_Supplied data_:
= = = = = = =

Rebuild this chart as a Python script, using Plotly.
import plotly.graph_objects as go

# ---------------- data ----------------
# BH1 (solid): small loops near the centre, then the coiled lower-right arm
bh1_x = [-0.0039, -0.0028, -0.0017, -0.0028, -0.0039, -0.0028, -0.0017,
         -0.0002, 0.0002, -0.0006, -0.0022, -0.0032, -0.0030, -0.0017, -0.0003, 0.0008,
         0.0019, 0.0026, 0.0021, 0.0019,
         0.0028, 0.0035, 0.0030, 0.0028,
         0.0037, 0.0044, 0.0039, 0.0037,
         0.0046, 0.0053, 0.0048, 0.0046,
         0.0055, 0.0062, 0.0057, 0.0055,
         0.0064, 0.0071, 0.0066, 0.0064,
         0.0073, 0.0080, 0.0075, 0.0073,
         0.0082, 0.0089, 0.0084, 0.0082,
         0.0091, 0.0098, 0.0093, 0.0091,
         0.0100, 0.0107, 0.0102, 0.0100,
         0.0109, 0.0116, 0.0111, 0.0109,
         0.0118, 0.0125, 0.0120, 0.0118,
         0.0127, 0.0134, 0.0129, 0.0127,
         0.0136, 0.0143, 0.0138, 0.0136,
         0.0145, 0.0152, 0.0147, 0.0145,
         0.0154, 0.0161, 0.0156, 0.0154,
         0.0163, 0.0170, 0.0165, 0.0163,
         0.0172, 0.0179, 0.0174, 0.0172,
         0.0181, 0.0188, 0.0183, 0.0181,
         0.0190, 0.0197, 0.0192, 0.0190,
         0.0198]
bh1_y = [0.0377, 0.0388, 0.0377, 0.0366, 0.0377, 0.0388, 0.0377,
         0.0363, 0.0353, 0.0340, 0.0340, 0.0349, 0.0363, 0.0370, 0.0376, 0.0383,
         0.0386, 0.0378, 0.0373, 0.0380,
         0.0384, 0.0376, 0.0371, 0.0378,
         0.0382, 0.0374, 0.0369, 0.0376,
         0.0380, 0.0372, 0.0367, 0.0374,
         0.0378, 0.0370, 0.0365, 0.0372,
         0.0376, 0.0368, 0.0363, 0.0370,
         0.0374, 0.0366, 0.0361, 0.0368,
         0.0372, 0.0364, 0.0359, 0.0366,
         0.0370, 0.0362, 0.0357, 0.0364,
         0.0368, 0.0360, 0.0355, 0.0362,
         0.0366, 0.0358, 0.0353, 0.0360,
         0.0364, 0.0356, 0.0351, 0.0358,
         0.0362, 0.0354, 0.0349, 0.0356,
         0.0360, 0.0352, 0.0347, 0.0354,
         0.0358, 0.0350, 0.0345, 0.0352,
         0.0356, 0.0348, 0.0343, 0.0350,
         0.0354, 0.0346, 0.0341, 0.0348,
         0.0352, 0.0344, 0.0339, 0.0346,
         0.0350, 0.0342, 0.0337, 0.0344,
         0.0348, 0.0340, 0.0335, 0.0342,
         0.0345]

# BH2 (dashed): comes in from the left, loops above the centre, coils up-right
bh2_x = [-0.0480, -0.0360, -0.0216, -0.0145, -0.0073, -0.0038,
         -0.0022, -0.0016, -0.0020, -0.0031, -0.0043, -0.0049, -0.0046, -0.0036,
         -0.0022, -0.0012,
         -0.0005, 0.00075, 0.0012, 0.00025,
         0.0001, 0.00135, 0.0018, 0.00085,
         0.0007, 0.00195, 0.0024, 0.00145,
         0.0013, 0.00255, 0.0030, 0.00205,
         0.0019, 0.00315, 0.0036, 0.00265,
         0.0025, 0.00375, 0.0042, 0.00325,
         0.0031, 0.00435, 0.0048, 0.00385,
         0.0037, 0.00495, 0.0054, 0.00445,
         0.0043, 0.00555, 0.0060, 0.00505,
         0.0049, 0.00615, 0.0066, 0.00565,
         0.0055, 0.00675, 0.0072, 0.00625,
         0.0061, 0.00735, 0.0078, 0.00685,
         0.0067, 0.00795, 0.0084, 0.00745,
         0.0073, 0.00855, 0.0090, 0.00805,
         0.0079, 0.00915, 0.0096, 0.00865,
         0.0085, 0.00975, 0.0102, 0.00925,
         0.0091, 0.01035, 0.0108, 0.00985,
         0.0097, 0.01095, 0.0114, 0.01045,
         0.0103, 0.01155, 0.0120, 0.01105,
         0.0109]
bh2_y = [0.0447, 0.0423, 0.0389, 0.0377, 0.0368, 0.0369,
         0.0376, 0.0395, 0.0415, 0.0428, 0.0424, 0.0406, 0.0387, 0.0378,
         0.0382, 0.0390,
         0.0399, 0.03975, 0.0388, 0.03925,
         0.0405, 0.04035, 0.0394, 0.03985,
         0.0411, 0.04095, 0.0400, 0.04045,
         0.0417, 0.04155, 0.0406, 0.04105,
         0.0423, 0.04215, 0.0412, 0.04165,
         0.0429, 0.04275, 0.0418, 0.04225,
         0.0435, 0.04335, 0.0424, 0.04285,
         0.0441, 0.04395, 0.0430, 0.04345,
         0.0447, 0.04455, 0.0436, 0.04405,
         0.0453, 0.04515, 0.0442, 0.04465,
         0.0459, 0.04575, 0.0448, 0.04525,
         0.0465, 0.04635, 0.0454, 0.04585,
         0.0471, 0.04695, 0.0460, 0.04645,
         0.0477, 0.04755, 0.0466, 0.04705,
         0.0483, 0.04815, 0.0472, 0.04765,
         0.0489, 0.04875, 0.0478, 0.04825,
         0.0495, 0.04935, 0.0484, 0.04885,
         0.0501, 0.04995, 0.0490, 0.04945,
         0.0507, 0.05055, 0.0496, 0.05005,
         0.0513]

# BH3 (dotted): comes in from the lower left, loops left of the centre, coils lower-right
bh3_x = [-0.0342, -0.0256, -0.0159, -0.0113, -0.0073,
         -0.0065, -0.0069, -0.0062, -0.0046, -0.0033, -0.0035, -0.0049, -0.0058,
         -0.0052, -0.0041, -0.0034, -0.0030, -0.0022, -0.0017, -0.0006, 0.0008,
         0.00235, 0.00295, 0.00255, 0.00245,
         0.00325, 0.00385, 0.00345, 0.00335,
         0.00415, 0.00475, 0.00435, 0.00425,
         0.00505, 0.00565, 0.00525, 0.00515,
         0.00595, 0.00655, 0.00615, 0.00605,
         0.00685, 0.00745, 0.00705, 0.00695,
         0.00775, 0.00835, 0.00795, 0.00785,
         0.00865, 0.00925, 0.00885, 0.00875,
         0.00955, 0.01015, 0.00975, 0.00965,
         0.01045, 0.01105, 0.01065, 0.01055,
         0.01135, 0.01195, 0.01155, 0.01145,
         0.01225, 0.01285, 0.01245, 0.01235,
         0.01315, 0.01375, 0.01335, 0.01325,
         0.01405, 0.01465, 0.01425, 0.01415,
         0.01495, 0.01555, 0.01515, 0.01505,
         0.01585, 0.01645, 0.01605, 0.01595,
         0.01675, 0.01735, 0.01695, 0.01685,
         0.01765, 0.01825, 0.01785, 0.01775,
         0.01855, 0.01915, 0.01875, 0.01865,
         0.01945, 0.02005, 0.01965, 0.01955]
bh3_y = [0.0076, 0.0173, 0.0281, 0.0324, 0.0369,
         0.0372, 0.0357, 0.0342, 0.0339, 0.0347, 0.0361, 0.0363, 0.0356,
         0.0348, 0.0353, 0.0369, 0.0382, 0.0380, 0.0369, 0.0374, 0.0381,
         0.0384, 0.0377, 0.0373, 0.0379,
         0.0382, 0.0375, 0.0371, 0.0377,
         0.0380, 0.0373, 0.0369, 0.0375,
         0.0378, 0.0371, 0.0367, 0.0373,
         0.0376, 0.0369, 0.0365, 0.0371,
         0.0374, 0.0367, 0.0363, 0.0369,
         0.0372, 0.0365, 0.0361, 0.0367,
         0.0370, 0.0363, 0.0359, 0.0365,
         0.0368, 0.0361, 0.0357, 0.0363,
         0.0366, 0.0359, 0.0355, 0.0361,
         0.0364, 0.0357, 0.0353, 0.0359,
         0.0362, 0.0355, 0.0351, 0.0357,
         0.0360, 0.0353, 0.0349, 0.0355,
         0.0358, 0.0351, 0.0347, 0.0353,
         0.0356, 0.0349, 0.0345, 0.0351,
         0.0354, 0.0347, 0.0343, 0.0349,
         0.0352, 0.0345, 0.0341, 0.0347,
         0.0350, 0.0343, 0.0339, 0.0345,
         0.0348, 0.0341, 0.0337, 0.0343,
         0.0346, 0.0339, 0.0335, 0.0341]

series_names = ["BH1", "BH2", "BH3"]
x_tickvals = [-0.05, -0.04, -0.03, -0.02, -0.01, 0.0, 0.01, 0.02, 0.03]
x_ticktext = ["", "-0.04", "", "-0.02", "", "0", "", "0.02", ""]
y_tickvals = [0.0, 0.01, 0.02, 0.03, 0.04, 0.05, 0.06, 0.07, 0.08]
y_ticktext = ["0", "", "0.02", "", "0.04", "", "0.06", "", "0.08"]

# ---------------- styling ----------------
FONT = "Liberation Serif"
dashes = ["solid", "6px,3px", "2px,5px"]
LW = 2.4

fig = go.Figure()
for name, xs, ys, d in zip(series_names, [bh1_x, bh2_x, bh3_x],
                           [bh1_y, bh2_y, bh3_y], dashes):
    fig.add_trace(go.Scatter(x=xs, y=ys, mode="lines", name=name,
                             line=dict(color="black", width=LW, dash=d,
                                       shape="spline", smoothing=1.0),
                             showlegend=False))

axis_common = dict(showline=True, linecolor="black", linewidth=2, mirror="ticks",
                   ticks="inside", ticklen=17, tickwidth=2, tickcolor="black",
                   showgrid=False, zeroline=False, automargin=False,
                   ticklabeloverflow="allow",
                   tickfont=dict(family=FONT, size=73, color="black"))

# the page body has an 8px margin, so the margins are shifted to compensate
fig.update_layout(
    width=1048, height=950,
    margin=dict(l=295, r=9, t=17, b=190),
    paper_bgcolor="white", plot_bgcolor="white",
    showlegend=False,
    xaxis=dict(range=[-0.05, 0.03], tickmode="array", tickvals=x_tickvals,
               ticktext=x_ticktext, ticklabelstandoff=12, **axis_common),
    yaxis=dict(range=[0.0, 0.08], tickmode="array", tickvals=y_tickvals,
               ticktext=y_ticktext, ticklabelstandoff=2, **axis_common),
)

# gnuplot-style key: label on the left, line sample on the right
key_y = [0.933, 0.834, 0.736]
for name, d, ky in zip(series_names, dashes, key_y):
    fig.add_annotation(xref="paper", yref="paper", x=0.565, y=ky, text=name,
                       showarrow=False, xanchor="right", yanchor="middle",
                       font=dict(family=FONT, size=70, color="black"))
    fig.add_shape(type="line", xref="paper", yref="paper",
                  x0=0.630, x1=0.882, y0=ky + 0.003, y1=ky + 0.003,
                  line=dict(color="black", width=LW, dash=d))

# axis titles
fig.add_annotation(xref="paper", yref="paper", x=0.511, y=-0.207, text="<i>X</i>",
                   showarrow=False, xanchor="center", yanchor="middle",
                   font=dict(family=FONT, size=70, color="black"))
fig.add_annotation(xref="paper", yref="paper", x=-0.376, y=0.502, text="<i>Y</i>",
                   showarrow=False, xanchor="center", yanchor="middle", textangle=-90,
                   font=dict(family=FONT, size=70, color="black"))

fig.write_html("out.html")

= = = = = = =

_Goal_:
Everything from the first line above through the line that contains "import plotly.graph_objects as go" should be duplicated exactly, please, and nothing beyond it.

_Worked answer_:
Rebuild this chart as a Python script, using Plotly.
import plotly.graph_objects as go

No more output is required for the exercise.